Manchester City's Ferran Soriano blamed in bankruptcy case
Manchester City chief executive Ferran Soriano has been banned from "managing other people's wealth" for two years in Spain over the collapse of Spanair.
Soriano, the airline's former chairman, and 10 other board members were also fined £8.5m by a court in Barcelona.
The court said the board delayed declaring the firm bankrupt for five months, leading to further losses.
Manchester City said they were aware of the case before they hired Soriano in August 2012 but had no further comment.
But it is understood the Premier League champions are convinced this rule is not binding, in Spain or the UK, as it will be subject to an appeal process that could last three years.
Whether there are any implications for Soriano under the Football Association's Owners' and Directors' Test, the official name of football's "fit and proper person" rule, remains to be seen.
Soriano runs the Abu Dhabi-owned club's executive management team but does not sit on the board.
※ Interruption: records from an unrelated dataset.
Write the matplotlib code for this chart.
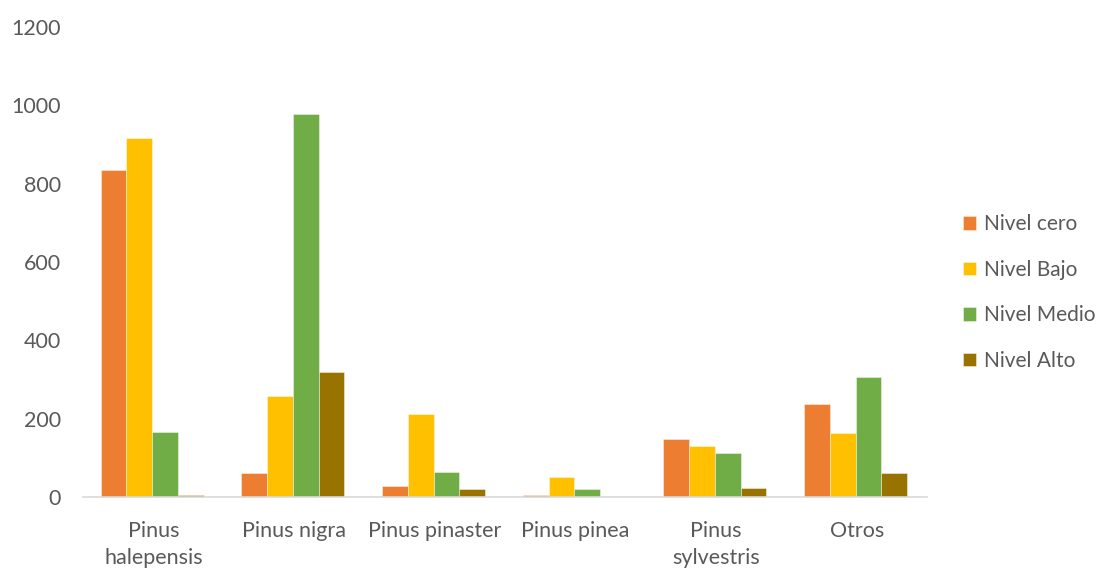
import numpy as np
import matplotlib.pyplot as plt

# data
categories = ["Pinus\nhalepensis", "Pinus nigra", "Pinus pinaster", "Pinus pinea",
              "Pinus\nsylvestris", "Otros"]
nivel_cero = [836, 61, 28, 5, 147, 237]
nivel_bajo = [916, 259, 211, 50, 131, 163]
nivel_medio = [166, 979, 63, 20, 112, 306]
nivel_alto = [4, 318, 20, 0, 23, 62]

series = [
    ("Nivel cero", nivel_cero, "#ED7D31"),
    ("Nivel Bajo", nivel_bajo, "#FFC000"),
    ("Nivel Medio", nivel_medio, "#70AD47"),
    ("Nivel Alto", nivel_alto, "#997300"),
]

plt.rcParams["font.family"] = ["Lato", "DejaVu Sans"]
TEXT = "#595959"
FS = 15.5

fig = plt.figure(figsize=(11.02, 5.68), dpi=100)
ax = fig.add_axes([0.0753, 0.125, 0.766, 0.8275])

x = np.arange(len(categories))
bw = 0.183
for i, (name, vals, col) in enumerate(series):
    ax.bar(x + (i - 1.5) * bw - 0.008, vals, width=bw, color=col, label=name,
           edgecolor="#FFFFFF99", linewidth=0.5)

ax.set_xlim(-0.5, len(categories) - 0.5)
ax.set_ylim(0, 1200)
ax.set_yticks(range(0, 1201, 200))
ax.set_xticks(x)
ax.set_xticklabels(categories, linespacing=1.45)
ax.tick_params(axis="both", length=0, labelsize=FS, colors=TEXT)
ax.tick_params(axis="y", pad=16)
ax.tick_params(axis="x", pad=17)

for s in ["top", "right", "left"]:
    ax.spines[s].set_visible(False)
ax.spines["bottom"].set_color("#D9D9D9")
ax.spines["bottom"].set_linewidth(1.2)

leg = ax.legend(loc="center left", bbox_to_anchor=(1.02, 0.435), frameon=False,
                fontsize=15, handlelength=0.63, handleheight=0.63,
                handletextpad=0.4, labelspacing=1.23)
for t in leg.get_texts():
    t.set_color(TEXT)

fig.savefig("out.png", dpi=100)
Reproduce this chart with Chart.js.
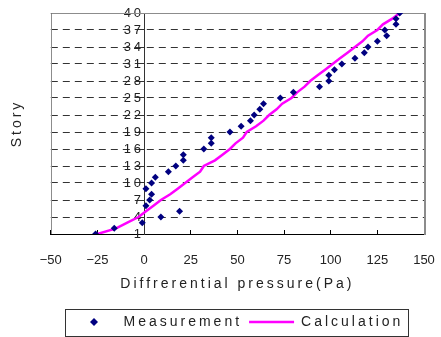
<!DOCTYPE html>
<html>
<head>
<meta charset="utf-8">
<script src="https://cdn.jsdelivr.net/npm/chart.js@4/dist/chart.umd.min.js"></script>
<style>
  body { margin: 0; background: #fff; }
</style>
</head>
<body>
<canvas id="c" width="441" height="337"></canvas>
<script>
const stories = [1, 2, 3, 4, 5, 6, 7, 8, 9, 10, 11, 12, 13, 14, 15, 16, 17, 18, 19, 20,
	21, 22, 23, 24, 25, 26, 27, 28, 29, 30, 31, 32, 33, 34, 35, 36, 37, 38, 39, 40];
const measured = [-26, -16, -1, 9, 19, 1, 3, 4, 1, 4, 6, 13, 17, 21, 21, 32, 36, 36, 46, 52,
	57, 59, 62, 64, 73, 80, 94, 99, 99, 102, 106, 113, 118, 120, 125, 130, 129, 135, 135, 137];
const calculated = [-25, -15, -9, -3, 1, 5, 9, 14, 18, 22, 26, 30, 32, 38, 42, 46, 49, 53, 55, 60,
	64, 67, 71, 74, 79, 82, 86, 89, 93, 97, 101, 105, 109, 113, 117, 120, 125, 128, 133, 137];
const yTicks = [1, 4, 7, 10, 13, 16, 19, 22, 25, 28, 31, 34, 37, 40];
const seriesNames = ['Measurement', 'Calculation'];

const FONT = 'Liberation Sans, Arial, sans-serif';
const TEXT = '#222';
const SPACING = '3px';

// small diamond for the legend marker (rectRot would get stretched by pointStyleWidth)
const diamond = document.createElement('canvas');
diamond.width = 8;
diamond.height = 8;
const dctx = diamond.getContext('2d');
dctx.fillStyle = '#000080';
dctx.beginPath();
dctx.moveTo(4, 0);
dctx.lineTo(8, 4);
dctx.lineTo(4, 8);
dctx.lineTo(0, 4);
dctx.closePath();
dctx.fill();

const toPoints = (ys) => stories.map((s, i) => ({ x: ys[i], y: s }));

// wide letter spacing for titles, y labels and legend; none for the x tick labels
const spacing = {
	id: 'spacing',
	beforeUpdate(chart) {
		chart.ctx.letterSpacing = SPACING;
	},
	beforeDraw(chart) {
		chart.ctx.letterSpacing = SPACING;
		const xs = chart.scales.x;
		if (xs && !xs._plainLabels) {
			const orig = xs.drawLabels;
			xs.drawLabels = function (area) {
				chart.ctx.letterSpacing = '0px';
				orig.call(this, area);
				chart.ctx.letterSpacing = SPACING;
			};
			xs._plainLabels = true;
		}
	}
};

const frame = {
	id: 'frame',
	beforeDatasetsDraw(chart) {
		const { ctx, chartArea: a } = chart;
		ctx.save();
		ctx.strokeStyle = '#8c8c8c';
		ctx.lineWidth = 1;
		ctx.beginPath();
		ctx.moveTo(Math.round(a.left) + 0.5, a.bottom);
		ctx.lineTo(Math.round(a.left) + 0.5, Math.round(a.top) + 0.5);
		ctx.lineTo(a.right, Math.round(a.top) + 0.5);
		ctx.stroke();
		ctx.lineWidth = 2;
		ctx.beginPath();
		ctx.moveTo(Math.round(a.right) + 1, a.top);
		ctx.lineTo(Math.round(a.right) + 1, a.bottom + 1);
		ctx.stroke();
		ctx.restore();
	},
	afterDraw(chart) {
		const boxes = chart.legend && chart.legend.legendHitBoxes;
		if (!boxes || !boxes.length) return;
		const left = Math.min(...boxes.map((b) => b.left)) - 6;
		const right = Math.max(...boxes.map((b) => b.left + b.width)) + 5;
		const mid = boxes[0].top + boxes[0].height / 2;
		const ctx = chart.ctx;
		ctx.save();
		ctx.strokeStyle = '#333';
		ctx.lineWidth = 1;
		ctx.strokeRect(Math.round(left) + 0.5, Math.round(mid - 13.5) + 0.5, Math.round(right - left), 27);
		ctx.restore();
	}
};

new Chart(document.getElementById('c'), {
	type: 'scatter',
	data: {
		datasets: [
			{
				label: seriesNames[0],
				data: toPoints(measured),
				pointStyle: 'rectRot',
				pointRadius: 3.5,
				pointBackgroundColor: '#000080',
				pointBorderColor: '#000080',
				pointBorderWidth: 0,
				backgroundColor: '#000080',
				borderColor: '#000080'
			},
			{
				label: seriesNames[1],
				data: toPoints(calculated),
				showLine: true,
				pointRadius: 0,
				pointStyle: 'line',
				borderColor: '#ff00ff',
				backgroundColor: '#ff00ff',
				borderWidth: 2.5,
				tension: 0
			}
		]
	},
	options: {
		responsive: false,
		animation: false,
		events: [],
		layout: { padding: { left: 5, right: 17, top: 13, bottom: -2 } },
		scales: {
			x: {
				type: 'linear',
				position: 'bottom',
				min: -50,
				max: 150,
				// tick padding would otherwise also be added to the side paddings
				afterFit: (axis) => {
					axis.paddingLeft = 0;
					axis.paddingRight = 0;
				},
				ticks: {
					stepSize: 25,
					padding: 23,
					maxRotation: 0,
					color: TEXT,
					font: { family: FONT, size: 13 },
					callback: (v) => (v < 0 ? '\u2212' + Math.abs(v) : String(v))
				},
				grid: { drawOnChartArea: false, tickLength: -4, color: '#000' },
				border: { color: '#000', width: 1 },
				title: {
					display: true,
					text: 'Diffrerential pressure(Pa)',
					color: TEXT,
					font: { family: FONT, size: 14 },
					padding: { top: -16, bottom: 15.6 }
				}
			},
			y: {
				type: 'linear',
				position: { x: 0 },
				min: 1,
				max: 40,
				afterBuildTicks: (axis) => {
					axis.ticks = yTicks.map((v) => ({ value: v }));
				},
				// the axis sits inside the plot at x = 0, so it takes no layout room
				afterFit: (axis) => {
					axis.width = 0;
					axis.paddingTop = 0;
					axis.paddingBottom = 0;
				},
				ticks: {
					autoSkip: false,
					padding: 13,
					color: TEXT,
					font: { family: FONT, size: 13 }
				},
				grid: { color: '#333', lineWidth: 1, tickLength: 4, tickBorderDash: [] },
				border: { color: '#333', width: 1, dash: [7, 5] }
			},
			story: {
				type: 'linear',
				position: 'left',
				grid: { display: false, drawTicks: false },
				border: { display: false },
				ticks: { display: false },
				title: {
					display: true,
					text: 'Story',
					color: TEXT,
					font: { family: FONT, size: 14 },
					padding: { top: 4, bottom: 25 }
				}
			}
		},
		plugins: {
			tooltip: { enabled: false },
			legend: {
				position: 'bottom',
				fullSize: false,
				labels: {
					usePointStyle: true,
					pointStyleWidth: 45,
					padding: 7,
					color: TEXT,
					font: { family: FONT, size: 14 },
					generateLabels(chart) {
						const items = Chart.defaults.plugins.legend.labels.generateLabels(chart);
						items[0].pointStyle = diamond;
						return items;
					}
				}
			}
		}
	},
	plugins: [spacing, frame]
});
</script>
</body>
</html>
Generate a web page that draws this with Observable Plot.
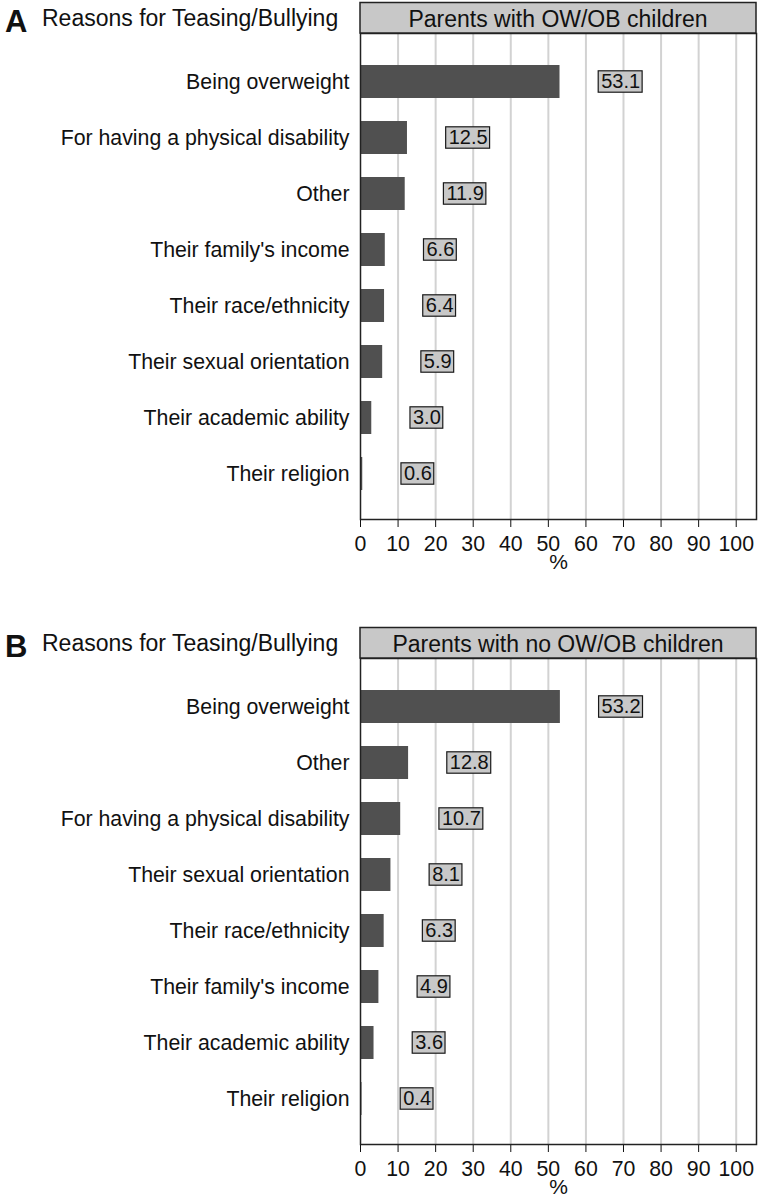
<!DOCTYPE html>
<html><head><meta charset="utf-8">
<script src="https://cdn.jsdelivr.net/npm/d3@7"></script>
<script src="https://cdn.jsdelivr.net/npm/@observablehq/plot@0.6"></script>
<style>
body{margin:0;background:#fff;font-family:"Liberation Sans",Arial,sans-serif;}
#wrap{position:relative;width:760px;height:1202px;overflow:hidden;background:#fff;}
.panel{position:absolute;left:0;}
</style></head><body><div id="wrap"></div>
<script>
const categoriesA = ["Being overweight","For having a physical disability","Other","Their family's income","Their race/ethnicity","Their sexual orientation","Their academic ability","Their religion"];
const valuesA = [53.1, 12.5, 11.9, 6.6, 6.4, 5.9, 3.0, 0.6];
const categoriesB = ["Being overweight","Other","For having a physical disability","Their sexual orientation","Their race/ethnicity","Their family's income","Their academic ability","Their religion"];
const valuesB = [53.2, 12.8, 10.7, 8.1, 6.3, 4.9, 3.6, 0.4];
const panelLetters = ["A", "B"];
const panelTitle = "Reasons for Teasing/Bullying";
const groupTitles = ["Parents with OW/OB children", "Parents with no OW/OB children"];
const xTicks = [0, 10, 20, 30, 40, 50, 60, 70, 80, 90, 100];
const xLabel = "%";

const FONT = '"Liberation Sans", Arial, sans-serif';
const wrap = document.getElementById("wrap");
const ctx = document.createElement("canvas").getContext("2d");
ctx.font = '20px "Liberation Sans", Arial, sans-serif';
const textWidth = s => ctx.measureText(s).width;

const WIDTH = 760, ML = 360, MR = 4, XMAX = 105.4;
const pxPerUnit = (WIDTH - ML - MR) / XMAX;

function panel(cats, vals, letter, group, top) {
  const LABEL_OFFSET = 10.3;
  const data = cats.map((c, i) => {
    const label = vals[i].toFixed(1);
    const x1 = vals[i] + LABEL_OFFSET;
    return {reason: c, pct: vals[i], label, lx1: x1, lx2: x1 + (textWidth(label) + 5) / pxPerUnit};
  });
  const chart = Plot.plot({
    width: WIDTH, height: 578,
    marginTop: 33, marginBottom: 59, marginLeft: ML, marginRight: MR,
    style: {fontFamily: FONT, fontSize: "21.3px", color: "#111", background: "white"},
    x: {domain: [0, XMAX], ticks: xTicks, tickSize: 8, tickPadding: 8, label: null},
    y: {domain: cats, paddingInner: 0.41, paddingOuter: 0.4985, align: 0.53, tickSize: 0, tickPadding: 11, label: null},
    marks: [
      Plot.gridX(xTicks.filter(d => d > 0), {stroke: "#d2d2d2", strokeOpacity: 1, strokeWidth: 2}),
      Plot.barX(data, {x: "pct", y: "reason", fill: "#505050"}),
      Plot.rect(data, {x1: "lx1", x2: "lx2", y: "reason", insetTop: 5.8, insetBottom: 5.8, fill: "#c8c8c8", stroke: "#1a1a1a", strokeWidth: 1.2}),
      Plot.text(data, {x: "lx1", y: "reason", text: "label", textAnchor: "start", dx: 2.5, fontSize: 20, fill: "#111"}),
      Plot.frame({stroke: "#222", strokeWidth: 1.5}),
      Plot.text([xLabel], {text: d => d, frameAnchor: "bottom", dy: 49, fontSize: 21, fill: "#111"})
    ]
  });
  const div = document.createElement("div");
  div.className = "panel";
  div.style.top = top + "px";
  div.appendChild(chart);
  wrap.appendChild(div);

  const svg = d3.select(chart);
  const [x0, x1] = chart.scale("x").range;
  svg.append("rect").attr("x", x0).attr("y", 2.5).attr("width", x1 - x0).attr("height", 30.5)
    .attr("fill", "#c8c8c8").attr("stroke", "#222").attr("stroke-width", 1.5);
  svg.append("text").attr("x", (x0 + x1) / 2).attr("y", 26.5).attr("text-anchor", "middle")
    .attr("font-size", 23).attr("fill", "#111").text(group);
  svg.append("text").attr("x", 5).attr("y", 32).attr("text-anchor", "start").attr("font-weight", "bold")
    .attr("font-size", 31).attr("fill", "#111").text(letter);
  svg.append("text").attr("x", 42).attr("y", 26).attr("text-anchor", "start").attr("font-size", 23)
    .attr("fill", "#111").text(panelTitle);
}

panel(categoriesA, valuesA, panelLetters[0], groupTitles[0], 0);
panel(categoriesB, valuesB, panelLetters[1], groupTitles[1], 625);
</script></body></html>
A vice-president at Barcelona between 2003 and 2008, the 47-year-old Soriano took over as chairman of the Catalan-based airline in April 2009.
His attempts to rescue the heavily-indebted carrier seemed initially to be working, but the business folded in early 2012 when a deal with Qatar Airlines fell through. The Catalan government had already given the company an emergency loan of £8m.
Soriano and his board claim they delayed filing for bankruptcy by just 27 days, while they tried desperately to save the company.
The court appears to have partially accepted this explanation, as the £8.5m fine is considerably less than the £58m wanted by the airline's creditors, who include travel agencies and staff.